分布式模型并行报错：operator Mul init failed或者CheckStrategy failed.-CSDN博客

本文链接：https://blog.csdn.net/2401_85200798/article/details/139106122

1.系统环境

硬件环境(Ascend/GPU/CPU): Ascend

执行模式：静态图

Python版本：3.7

操作系统平台：Linux

2. 报错信息

2.1 问题描述

分布式模型并行，报错；

operator Mul init failed或者CheckStrategy failed.

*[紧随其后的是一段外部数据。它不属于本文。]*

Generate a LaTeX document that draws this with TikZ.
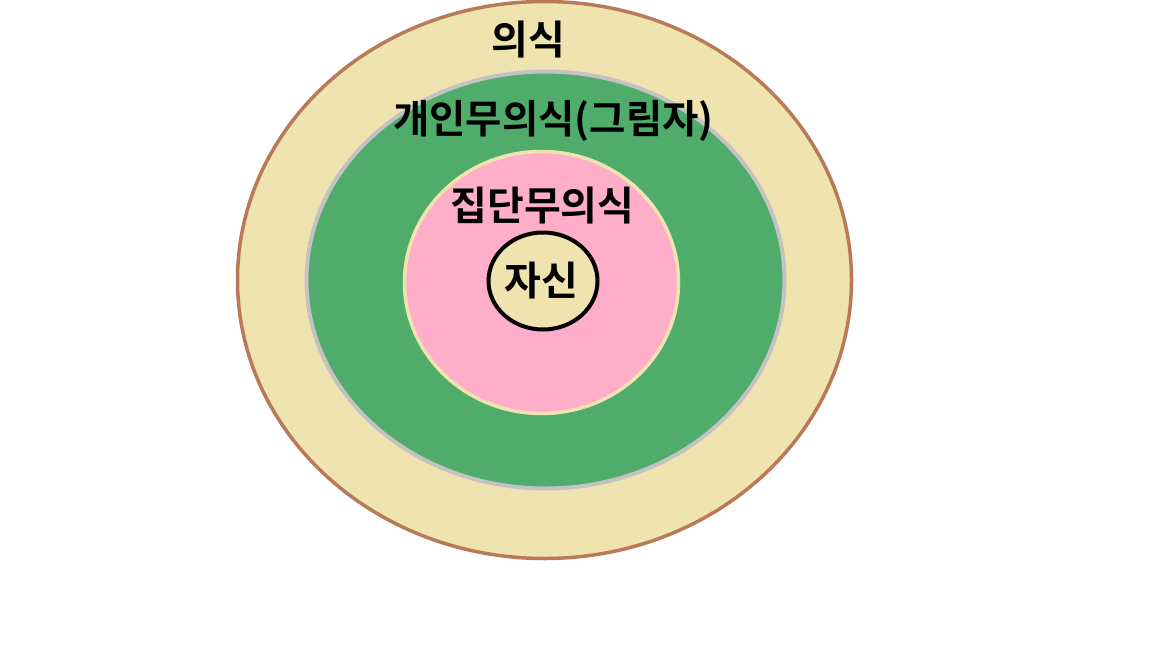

[ERROR] PARALLEL(99,ffff90ca1930,python):2023-07-10-13:29:46.150.073 [mindspore/ccsrc/frontend/parallel/ops_info/arithmetic_info.cc:89] CheckStrategy] MulInfo7575 : Invalid strategy.
[ERROR] PARALLEL(99,ffff90ca1930,python):2023-07-10-13:29:46.150.127 [mindspore/ccsrc/frontend/parallel/ops_info/operator_info.cc:885] InitForCostModelWithAutoRepeatCalc] MulInfo7575: CheckStrategy failed.
[ERROR] PARALLEL(99,ffff90ca1930,python):2023-07-10-13:29:46.150.140 [mindspore/ccsrc/frontend/parallel/ops_info/operator_info.cc:852] Init] MulInfo7575 : Init failed.
 
----------------------------------------------------
- The Function Call Stack: (For framework developers)
----------------------------------------------------
In file /opt/huawei/schedule-train/algorithm/*/nn/transformer.py:1197/                current_key = self.mul1(self.tile(key, (1, 1, 1, self.src_seq_length)),/
In file /opt/huawei/schedule-train/algorithm/*/transformer.py:1187/            if self.is_first_iteration:/
In file /opt/huawei/schedule-train/algorithm/pangu_sigma/ms/parallel/nn*/angu_sigma/src/pangu_moe.py:133/        attention, layer_present = self.attention(query_vector, input_x, input_x,  abs_pos_embed, rel_pos_embed, input_mask,/
In file /opt/huawei/schedule-train/algorithm/*/main_model.py:379/            encoder_output, _ = self.top_query_layer(encoder_output, top_query_hidden_states, encoder_masks,/
In file /opt/huawei/schedule-train/algorithm/*/main_model.py:370/        if self.is_pipeline:/
In file /opt/huawei/schedule-train/algorithm/*/main_model.py:434/        output_states, word_table = self.backbone(input_ids, input_position, input_rel_pos, attention_mask,/
In file /opt/huawei/schedule-train/algorithm/*/mian_model.py:530/        logits = self.backbone(input_ids, position_ids, None, attention_mask, expert_ids, current_index,/
 
----------------------------------------------------
- C++ Call Stack: (For framework developers)
----------------------------------------------------
mindspore/ccsrc/frontend/parallel/step_parallel.cc:1580 ExtractStrategyAndInit复制

3. 根因分析

模型并行中Mul算子的切分策略不对，导致该报错。我们开Info日志可以看到以下信息

[INFO] PARALLEL(283,ffff95abcbf0,python):2023-07-10-17:11:31.981.235 [mindspore/ccsrc/fronted/parallel/step_parallel_utils.cc:1253] ExtractStrategt] Extract information: strategy ((4, 8, 1, 1), (1, 1, 1,11))复制

我们结合报错信息中的调用栈可以知道报错的Mul算子的具体位置。然后调整下该算子的切分策略即可。

4. 解决方案

self.mul1 = P.Mul().shard(((1, 1, 1, 1),
                           (1, 1, 1, 1)))复制

遇到此类的CheckStrategy failed 报错，尝试修改报错算子的切分策略，具体策略还需根据实际而定。